TASK INSTRUCTIONS |
What follows is a listing to be transcribed exactly.

GIVEN INFORMATION |
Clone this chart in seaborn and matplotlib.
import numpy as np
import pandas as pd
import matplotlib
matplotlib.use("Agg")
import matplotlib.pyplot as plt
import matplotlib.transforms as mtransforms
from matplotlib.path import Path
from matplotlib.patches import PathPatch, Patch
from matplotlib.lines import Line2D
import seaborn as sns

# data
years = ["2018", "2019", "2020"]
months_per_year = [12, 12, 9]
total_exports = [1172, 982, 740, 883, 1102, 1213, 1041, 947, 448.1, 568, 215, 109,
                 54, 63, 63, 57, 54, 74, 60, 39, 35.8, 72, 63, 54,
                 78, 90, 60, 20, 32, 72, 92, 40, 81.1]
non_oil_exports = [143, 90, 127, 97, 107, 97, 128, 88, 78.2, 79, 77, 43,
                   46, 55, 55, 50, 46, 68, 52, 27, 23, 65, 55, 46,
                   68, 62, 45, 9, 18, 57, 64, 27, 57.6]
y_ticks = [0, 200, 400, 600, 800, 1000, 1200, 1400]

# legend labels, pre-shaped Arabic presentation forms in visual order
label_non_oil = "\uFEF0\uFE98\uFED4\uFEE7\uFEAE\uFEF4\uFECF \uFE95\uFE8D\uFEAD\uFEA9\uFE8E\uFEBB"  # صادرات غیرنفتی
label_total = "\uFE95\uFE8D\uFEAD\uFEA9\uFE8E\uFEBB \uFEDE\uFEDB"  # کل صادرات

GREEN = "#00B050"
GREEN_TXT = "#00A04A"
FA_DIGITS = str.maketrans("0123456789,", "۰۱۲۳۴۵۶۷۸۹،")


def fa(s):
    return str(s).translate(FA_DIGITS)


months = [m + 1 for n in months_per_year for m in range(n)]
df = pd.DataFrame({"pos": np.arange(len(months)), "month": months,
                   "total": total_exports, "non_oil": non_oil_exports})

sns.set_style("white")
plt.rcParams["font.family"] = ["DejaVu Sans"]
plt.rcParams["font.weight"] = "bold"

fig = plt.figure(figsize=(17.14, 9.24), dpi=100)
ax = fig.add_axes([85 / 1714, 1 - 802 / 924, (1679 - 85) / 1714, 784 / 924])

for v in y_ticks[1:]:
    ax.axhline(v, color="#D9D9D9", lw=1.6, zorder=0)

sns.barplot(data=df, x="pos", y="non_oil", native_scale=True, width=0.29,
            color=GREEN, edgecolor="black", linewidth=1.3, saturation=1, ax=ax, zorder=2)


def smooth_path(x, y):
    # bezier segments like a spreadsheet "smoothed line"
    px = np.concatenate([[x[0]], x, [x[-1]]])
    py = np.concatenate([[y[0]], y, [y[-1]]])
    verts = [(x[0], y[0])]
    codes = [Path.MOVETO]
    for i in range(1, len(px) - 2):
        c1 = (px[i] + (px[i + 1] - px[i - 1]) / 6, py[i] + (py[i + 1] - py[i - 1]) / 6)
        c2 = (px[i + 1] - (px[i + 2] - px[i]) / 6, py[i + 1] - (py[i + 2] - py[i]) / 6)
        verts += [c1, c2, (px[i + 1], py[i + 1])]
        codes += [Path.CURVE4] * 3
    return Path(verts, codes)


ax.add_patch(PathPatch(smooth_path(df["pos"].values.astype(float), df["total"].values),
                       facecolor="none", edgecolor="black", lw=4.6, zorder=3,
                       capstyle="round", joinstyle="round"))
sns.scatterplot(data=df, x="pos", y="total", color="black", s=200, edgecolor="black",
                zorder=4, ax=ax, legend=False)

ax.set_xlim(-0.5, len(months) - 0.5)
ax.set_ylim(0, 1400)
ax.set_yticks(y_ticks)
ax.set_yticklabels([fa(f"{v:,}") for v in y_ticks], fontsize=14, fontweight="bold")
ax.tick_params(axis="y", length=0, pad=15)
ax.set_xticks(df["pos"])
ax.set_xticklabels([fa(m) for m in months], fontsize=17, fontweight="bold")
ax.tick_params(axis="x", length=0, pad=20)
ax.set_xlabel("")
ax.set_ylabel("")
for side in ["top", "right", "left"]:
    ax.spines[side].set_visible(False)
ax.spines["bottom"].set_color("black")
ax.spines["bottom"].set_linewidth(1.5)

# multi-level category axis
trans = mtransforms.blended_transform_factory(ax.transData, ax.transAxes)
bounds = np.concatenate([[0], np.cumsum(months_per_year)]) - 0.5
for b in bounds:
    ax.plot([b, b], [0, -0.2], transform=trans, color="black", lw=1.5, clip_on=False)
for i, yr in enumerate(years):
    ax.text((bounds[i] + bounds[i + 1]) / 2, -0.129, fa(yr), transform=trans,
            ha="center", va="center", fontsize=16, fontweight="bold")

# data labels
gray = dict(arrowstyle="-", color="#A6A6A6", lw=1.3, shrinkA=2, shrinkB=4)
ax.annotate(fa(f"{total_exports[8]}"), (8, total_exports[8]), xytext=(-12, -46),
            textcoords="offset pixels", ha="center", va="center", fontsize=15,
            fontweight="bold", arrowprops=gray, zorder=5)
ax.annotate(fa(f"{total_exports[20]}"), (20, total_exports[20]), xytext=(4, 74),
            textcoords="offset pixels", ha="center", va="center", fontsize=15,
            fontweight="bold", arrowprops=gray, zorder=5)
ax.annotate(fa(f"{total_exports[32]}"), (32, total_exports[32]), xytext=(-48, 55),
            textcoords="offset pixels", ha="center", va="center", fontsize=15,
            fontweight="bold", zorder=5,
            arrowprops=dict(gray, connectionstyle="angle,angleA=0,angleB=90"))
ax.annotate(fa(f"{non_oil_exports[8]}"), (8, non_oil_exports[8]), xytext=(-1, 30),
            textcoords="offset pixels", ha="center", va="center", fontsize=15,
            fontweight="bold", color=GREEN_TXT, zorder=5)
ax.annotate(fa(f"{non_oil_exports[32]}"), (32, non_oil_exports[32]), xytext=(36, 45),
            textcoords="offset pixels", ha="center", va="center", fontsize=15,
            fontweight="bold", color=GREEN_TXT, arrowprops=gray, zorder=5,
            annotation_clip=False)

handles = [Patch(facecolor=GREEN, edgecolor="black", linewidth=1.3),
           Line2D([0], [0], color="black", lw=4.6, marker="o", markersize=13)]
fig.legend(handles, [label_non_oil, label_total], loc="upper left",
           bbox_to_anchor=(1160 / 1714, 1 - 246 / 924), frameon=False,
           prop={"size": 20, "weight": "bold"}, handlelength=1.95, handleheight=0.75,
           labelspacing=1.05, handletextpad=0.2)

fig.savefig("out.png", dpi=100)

ANSWER TO THIS PROBLEM |
Clone this chart in seaborn and matplotlib.
import numpy as np
import pandas as pd
import matplotlib
matplotlib.use("Agg")
import matplotlib.pyplot as plt
import matplotlib.transforms as mtransforms
from matplotlib.path import Path
from matplotlib.patches import PathPatch, Patch
from matplotlib.lines import Line2D
import seaborn as sns

# data
years = ["2018", "2019", "2020"]
months_per_year = [12, 12, 9]
total_exports = [1172, 982, 740, 883, 1102, 1213, 1041, 947, 448.1, 568, 215, 109,
                 54, 63, 63, 57, 54, 74, 60, 39, 35.8, 72, 63, 54,
                 78, 90, 60, 20, 32, 72, 92, 40, 81.1]
non_oil_exports = [143, 90, 127, 97, 107, 97, 128, 88, 78.2, 79, 77, 43,
                   46, 55, 55, 50, 46, 68, 52, 27, 23, 65, 55, 46,
                   68, 62, 45, 9, 18, 57, 64, 27, 57.6]
y_ticks = [0, 200, 400, 600, 800, 1000, 1200, 1400]

# legend labels, pre-shaped Arabic presentation forms in visual order
label_non_oil = "\uFEF0\uFE98\uFED4\uFEE7\uFEAE\uFEF4\uFECF \uFE95\uFE8D\uFEAD\uFEA9\uFE8E\uFEBB"  # صادرات غیرنفتی
label_total = "\uFE95\uFE8D\uFEAD\uFEA9\uFE8E\uFEBB \uFEDE\uFEDB"  # کل صادرات

GREEN = "#00B050"
GREEN_TXT = "#00A04A"
FA_DIGITS = str.maketrans("0123456789,", "۰۱۲۳۴۵۶۷۸۹،")


def fa(s):
    return str(s).translate(FA_DIGITS)


months = [m + 1 for n in months_per_year for m in range(n)]
df = pd.DataFrame({"pos": np.arange(len(months)), "month": months,
                   "total": total_exports, "non_oil": non_oil_exports})

sns.set_style("white")
plt.rcParams["font.family"] = ["DejaVu Sans"]
plt.rcParams["font.weight"] = "bold"

fig = plt.figure(figsize=(17.14, 9.24), dpi=100)
ax = fig.add_axes([85 / 1714, 1 - 802 / 924, (1679 - 85) / 1714, 784 / 924])

for v in y_ticks[1:]:
    ax.axhline(v, color="#D9D9D9", lw=1.6, zorder=0)

sns.barplot(data=df, x="pos", y="non_oil", native_scale=True, width=0.29,
            color=GREEN, edgecolor="black", linewidth=1.3, saturation=1, ax=ax, zorder=2)


def smooth_path(x, y):
    # bezier segments like a spreadsheet "smoothed line"
    px = np.concatenate([[x[0]], x, [x[-1]]])
    py = np.concatenate([[y[0]], y, [y[-1]]])
    verts = [(x[0], y[0])]
    codes = [Path.MOVETO]
    for i in range(1, len(px) - 2):
        c1 = (px[i] + (px[i + 1] - px[i - 1]) / 6, py[i] + (py[i + 1] - py[i - 1]) / 6)
        c2 = (px[i + 1] - (px[i + 2] - px[i]) / 6, py[i + 1] - (py[i + 2] - py[i]) / 6)
        verts += [c1, c2, (px[i + 1], py[i + 1])]
        codes += [Path.CURVE4] * 3
    return Path(verts, codes)


ax.add_patch(PathPatch(smooth_path(df["pos"].values.astype(float), df["total"].values),
                       facecolor="none", edgecolor="black", lw=4.6, zorder=3,
                       capstyle="round", joinstyle="round"))
sns.scatterplot(data=df, x="pos", y="total", color="black", s=200, edgecolor="black",
                zorder=4, ax=ax, legend=False)

ax.set_xlim(-0.5, len(months) - 0.5)
ax.set_ylim(0, 1400)
ax.set_yticks(y_ticks)
ax.set_yticklabels([fa(f"{v:,}") for v in y_ticks], fontsize=14, fontweight="bold")
ax.tick_params(axis="y", length=0, pad=15)
ax.set_xticks(df["pos"])
ax.set_xticklabels([fa(m) for m in months], fontsize=17, fontweight="bold")
ax.tick_params(axis="x", length=0, pad=20)
ax.set_xlabel("")
ax.set_ylabel("")
for side in ["top", "right", "left"]:
    ax.spines[side].set_visible(False)
ax.spines["bottom"].set_color("black")
ax.spines["bottom"].set_linewidth(1.5)

# multi-level category axis
trans = mtransforms.blended_transform_factory(ax.transData, ax.transAxes)
bounds = np.concatenate([[0], np.cumsum(months_per_year)]) - 0.5
for b in bounds:
    ax.plot([b, b], [0, -0.2], transform=trans, color="black", lw=1.5, clip_on=False)
for i, yr in enumerate(years):
    ax.text((bounds[i] + bounds[i + 1]) / 2, -0.129, fa(yr), transform=trans,
            ha="center", va="center", fontsize=16, fontweight="bold")

# data labels
gray = dict(arrowstyle="-", color="#A6A6A6", lw=1.3, shrinkA=2, shrinkB=4)
ax.annotate(fa(f"{total_exports[8]}"), (8, total_exports[8]), xytext=(-12, -46),
            textcoords="offset pixels", ha="center", va="center", fontsize=15,
            fontweight="bold", arrowprops=gray, zorder=5)
ax.annotate(fa(f"{total_exports[20]}"), (20, total_exports[20]), xytext=(4, 74),
            textcoords="offset pixels", ha="center", va="center", fontsize=15,
            fontweight="bold", arrowprops=gray, zorder=5)
ax.annotate(fa(f"{total_exports[32]}"), (32, total_exports[32]), xytext=(-48, 55),
            textcoords="offset pixels", ha="center", va="center", fontsize=15,
            fontweight="bold", zorder=5,
            arrowprops=dict(gray, connectionstyle="angle,angleA=0,angleB=90"))
ax.annotate(fa(f"{non_oil_exports[8]}"), (8, non_oil_exports[8]), xytext=(-1, 30),
            textcoords="offset pixels", ha="center", va="center", fontsize=15,
            fontweight="bold", color=GREEN_TXT, zorder=5)
ax.annotate(fa(f"{non_oil_exports[32]}"), (32, non_oil_exports[32]), xytext=(36, 45),
            textcoords="offset pixels", ha="center", va="center", fontsize=15,
            fontweight="bold", color=GREEN_TXT, arrowprops=gray, zorder=5,
            annotation_clip=False)

handles = [Patch(facecolor=GREEN, edgecolor="black", linewidth=1.3),
           Line2D([0], [0], color="black", lw=4.6, marker="o", markersize=13)]
fig.legend(handles, [label_non_oil, label_total], loc="upper left",
           bbox_to_anchor=(1160 / 1714, 1 - 246 / 924), frameon=False,
           prop={"size": 20, "weight": "bold"}, handlelength=1.95, handleheight=0.75,
           labelspacing=1.05, handletextpad=0.2)

fig.savefig("out.png", dpi=100)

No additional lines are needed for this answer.